Welch has come to realize that he possesses many of the skills needed for the NHL.

“It’s great when you see guys that you’ve skated with like Dom Moore ’03 playing up in the Show and doing well,” he said. “In a way I’m real close, but in another way I’m so far.”

A part of that distance from the NHL is personally enforced; fantasies about skating in the same sweater as the Lemieuxs and the Jagrs of the world are a diversion best reserved for the summer, otherwise it would be too distracting.

“The prospect of playing in the pros does have an effect on you,” Welch admitted. “I made a promise to myself not to think about it because that leads to you putting yourself before the team.

Learning From Experience

Putting himself before the team is certainly not something Welch wants to do. He mentioned his benching preemptively, listing it along with the Beanpot and Cornell as one of the things that have humbled him.

And perhaps it’s a good thing that occasionally—maybe once a season—Welch is humbled on the ice. It would be far too easy to get a swelled head as a result of all the adjectives and exclamations that are generally directed his way, however justified they are.

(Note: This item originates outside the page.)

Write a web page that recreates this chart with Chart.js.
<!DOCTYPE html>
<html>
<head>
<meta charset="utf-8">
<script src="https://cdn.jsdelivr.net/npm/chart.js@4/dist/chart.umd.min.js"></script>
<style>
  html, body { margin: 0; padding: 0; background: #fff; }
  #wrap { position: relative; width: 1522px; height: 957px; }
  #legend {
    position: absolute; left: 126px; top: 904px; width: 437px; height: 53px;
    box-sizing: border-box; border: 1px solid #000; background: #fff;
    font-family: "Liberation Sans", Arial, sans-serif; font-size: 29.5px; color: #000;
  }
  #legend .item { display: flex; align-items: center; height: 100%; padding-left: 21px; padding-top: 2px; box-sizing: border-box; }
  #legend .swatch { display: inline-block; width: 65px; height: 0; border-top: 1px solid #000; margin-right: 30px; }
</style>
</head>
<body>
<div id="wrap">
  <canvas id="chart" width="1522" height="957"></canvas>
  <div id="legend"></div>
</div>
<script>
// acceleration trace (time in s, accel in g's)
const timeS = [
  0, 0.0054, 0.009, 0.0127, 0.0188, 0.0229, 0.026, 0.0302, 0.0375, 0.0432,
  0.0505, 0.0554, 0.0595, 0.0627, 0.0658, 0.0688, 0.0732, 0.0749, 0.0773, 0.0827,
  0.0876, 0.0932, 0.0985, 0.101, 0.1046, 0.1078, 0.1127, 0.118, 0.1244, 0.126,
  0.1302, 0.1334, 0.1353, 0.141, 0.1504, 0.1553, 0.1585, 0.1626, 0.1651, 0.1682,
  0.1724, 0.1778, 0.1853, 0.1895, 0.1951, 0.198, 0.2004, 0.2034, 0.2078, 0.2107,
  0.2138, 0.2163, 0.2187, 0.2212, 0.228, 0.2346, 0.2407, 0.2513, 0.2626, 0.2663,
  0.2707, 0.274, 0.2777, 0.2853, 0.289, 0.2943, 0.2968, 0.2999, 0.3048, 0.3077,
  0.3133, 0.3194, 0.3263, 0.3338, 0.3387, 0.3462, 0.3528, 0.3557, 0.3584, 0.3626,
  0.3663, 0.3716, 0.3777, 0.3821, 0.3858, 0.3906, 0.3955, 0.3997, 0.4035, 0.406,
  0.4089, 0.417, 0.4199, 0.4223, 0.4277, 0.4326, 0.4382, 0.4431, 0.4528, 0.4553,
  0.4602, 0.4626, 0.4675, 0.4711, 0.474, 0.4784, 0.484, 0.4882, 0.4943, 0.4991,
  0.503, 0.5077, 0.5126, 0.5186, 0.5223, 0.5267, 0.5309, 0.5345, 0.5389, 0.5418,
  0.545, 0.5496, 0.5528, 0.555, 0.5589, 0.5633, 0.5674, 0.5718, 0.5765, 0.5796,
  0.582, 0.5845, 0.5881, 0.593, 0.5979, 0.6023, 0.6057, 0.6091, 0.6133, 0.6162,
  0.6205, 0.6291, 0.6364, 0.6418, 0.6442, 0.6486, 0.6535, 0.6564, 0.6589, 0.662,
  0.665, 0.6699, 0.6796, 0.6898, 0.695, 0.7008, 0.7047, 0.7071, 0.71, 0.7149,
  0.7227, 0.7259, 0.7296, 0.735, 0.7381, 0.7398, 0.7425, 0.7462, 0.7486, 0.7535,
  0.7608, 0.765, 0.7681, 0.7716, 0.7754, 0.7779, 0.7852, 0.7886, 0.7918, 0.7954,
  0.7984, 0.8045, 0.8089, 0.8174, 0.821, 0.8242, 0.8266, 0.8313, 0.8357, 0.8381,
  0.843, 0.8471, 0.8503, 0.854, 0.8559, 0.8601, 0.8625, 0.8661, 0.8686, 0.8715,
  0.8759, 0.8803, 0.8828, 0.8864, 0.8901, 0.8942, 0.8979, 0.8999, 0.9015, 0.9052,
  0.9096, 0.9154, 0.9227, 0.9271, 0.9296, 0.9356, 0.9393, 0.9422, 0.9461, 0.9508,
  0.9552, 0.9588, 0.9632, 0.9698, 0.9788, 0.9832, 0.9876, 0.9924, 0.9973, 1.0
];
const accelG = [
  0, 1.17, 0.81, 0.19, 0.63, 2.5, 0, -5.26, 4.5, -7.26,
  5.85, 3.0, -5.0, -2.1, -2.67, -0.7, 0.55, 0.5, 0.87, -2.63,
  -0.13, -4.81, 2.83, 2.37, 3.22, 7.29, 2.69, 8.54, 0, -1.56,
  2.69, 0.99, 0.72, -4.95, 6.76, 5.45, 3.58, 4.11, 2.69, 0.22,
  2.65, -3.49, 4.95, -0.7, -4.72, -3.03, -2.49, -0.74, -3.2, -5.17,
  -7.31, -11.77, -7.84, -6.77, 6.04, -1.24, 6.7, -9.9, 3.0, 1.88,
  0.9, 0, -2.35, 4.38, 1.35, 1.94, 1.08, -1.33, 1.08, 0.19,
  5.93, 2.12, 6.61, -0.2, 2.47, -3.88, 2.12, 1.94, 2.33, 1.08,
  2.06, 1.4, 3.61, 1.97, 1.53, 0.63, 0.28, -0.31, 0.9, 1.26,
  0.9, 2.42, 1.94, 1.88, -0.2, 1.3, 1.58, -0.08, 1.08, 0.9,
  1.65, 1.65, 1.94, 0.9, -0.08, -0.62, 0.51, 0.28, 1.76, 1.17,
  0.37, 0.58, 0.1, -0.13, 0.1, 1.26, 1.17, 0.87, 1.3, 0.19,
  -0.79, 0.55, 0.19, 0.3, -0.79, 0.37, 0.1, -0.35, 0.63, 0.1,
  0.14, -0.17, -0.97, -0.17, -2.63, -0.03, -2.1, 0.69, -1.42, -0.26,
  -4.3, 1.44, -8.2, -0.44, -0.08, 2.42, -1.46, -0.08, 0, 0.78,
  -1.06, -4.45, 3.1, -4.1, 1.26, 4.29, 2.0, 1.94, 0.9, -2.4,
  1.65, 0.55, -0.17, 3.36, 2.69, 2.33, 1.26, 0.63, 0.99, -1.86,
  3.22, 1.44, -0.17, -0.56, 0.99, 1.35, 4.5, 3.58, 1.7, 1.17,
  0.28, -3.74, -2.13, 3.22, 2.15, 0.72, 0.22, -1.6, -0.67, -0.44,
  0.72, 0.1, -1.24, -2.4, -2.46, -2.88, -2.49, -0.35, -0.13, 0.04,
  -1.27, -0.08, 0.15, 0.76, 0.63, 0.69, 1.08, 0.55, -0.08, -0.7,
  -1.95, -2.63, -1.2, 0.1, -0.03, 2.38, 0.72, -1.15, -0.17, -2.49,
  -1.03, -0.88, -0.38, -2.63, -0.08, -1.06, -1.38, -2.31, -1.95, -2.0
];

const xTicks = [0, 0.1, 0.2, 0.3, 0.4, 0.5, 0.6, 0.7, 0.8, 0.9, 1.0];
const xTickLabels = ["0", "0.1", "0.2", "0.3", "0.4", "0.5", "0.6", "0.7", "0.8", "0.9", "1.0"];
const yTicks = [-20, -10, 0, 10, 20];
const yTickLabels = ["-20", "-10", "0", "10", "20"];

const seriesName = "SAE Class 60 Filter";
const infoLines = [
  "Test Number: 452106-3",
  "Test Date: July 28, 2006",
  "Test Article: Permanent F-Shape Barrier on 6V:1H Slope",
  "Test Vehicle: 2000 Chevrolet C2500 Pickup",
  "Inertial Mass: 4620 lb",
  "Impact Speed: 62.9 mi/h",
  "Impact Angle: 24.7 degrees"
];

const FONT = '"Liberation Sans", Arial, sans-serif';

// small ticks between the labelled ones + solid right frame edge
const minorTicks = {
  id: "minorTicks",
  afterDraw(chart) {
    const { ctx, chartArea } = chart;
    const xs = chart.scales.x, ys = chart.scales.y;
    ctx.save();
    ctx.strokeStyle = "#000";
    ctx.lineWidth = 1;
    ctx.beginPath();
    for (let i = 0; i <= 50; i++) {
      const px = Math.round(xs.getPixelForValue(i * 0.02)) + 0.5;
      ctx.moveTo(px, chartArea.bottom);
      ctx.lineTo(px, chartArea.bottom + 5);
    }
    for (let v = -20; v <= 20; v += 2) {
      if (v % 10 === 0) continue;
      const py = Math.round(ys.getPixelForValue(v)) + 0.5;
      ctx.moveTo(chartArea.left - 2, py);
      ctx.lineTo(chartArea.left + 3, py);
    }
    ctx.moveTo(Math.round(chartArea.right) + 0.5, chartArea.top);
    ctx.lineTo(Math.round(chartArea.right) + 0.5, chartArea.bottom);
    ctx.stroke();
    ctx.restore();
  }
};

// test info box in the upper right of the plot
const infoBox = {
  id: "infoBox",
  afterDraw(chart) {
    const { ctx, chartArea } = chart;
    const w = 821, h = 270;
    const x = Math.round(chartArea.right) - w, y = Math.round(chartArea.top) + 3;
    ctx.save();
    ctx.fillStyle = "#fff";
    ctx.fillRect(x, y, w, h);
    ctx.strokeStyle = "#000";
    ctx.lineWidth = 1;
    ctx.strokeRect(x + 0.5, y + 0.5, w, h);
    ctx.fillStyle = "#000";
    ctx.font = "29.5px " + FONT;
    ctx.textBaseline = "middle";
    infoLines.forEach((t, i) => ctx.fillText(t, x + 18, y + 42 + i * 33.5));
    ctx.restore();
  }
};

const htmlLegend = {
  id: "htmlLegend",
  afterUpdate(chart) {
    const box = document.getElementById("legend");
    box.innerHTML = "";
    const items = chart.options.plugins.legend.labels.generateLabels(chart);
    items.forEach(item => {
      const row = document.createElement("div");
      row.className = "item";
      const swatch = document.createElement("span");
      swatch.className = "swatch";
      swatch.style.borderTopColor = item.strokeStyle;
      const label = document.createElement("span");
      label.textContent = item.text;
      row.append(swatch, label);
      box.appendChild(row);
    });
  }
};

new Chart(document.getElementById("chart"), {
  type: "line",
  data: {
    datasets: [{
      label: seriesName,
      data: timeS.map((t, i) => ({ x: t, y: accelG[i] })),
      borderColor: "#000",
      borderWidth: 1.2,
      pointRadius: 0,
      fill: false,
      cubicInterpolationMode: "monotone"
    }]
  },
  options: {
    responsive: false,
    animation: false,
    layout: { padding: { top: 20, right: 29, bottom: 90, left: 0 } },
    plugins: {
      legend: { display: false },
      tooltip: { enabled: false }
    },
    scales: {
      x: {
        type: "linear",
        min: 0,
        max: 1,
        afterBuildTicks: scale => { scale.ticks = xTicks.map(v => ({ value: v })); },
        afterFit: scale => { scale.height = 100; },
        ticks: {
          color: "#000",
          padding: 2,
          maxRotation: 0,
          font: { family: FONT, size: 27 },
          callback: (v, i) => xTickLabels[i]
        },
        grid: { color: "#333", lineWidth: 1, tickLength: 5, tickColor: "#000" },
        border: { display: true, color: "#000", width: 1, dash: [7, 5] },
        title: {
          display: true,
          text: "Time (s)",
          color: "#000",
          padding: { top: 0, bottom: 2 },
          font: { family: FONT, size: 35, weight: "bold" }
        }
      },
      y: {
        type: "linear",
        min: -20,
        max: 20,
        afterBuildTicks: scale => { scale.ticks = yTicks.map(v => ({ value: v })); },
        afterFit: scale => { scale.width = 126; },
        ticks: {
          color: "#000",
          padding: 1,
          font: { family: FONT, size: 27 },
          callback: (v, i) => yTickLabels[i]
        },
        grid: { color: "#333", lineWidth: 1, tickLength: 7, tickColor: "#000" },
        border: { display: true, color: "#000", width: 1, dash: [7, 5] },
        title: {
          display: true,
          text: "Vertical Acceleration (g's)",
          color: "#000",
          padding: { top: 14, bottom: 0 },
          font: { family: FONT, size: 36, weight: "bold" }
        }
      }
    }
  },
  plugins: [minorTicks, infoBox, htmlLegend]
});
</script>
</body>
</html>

“He is a premier defenseman at the Division I level, and an offensive catalyst for our team,” Mazzoleni said. “He’s going to be someone who can dominate at both ends of the rink. He hasn’t touched all of his abilities yet. He’s a difference maker.”

Welch has made his mistakes—but more importantly, he’s turned them into a learning experience. And Harvard hockey is better for it.

“If there’s 60 teams in college hockey, there’s 59 other ones that’d love to have Noah Welch on their team,” Mazzoleni said. “We’re very fortunate to have him here.”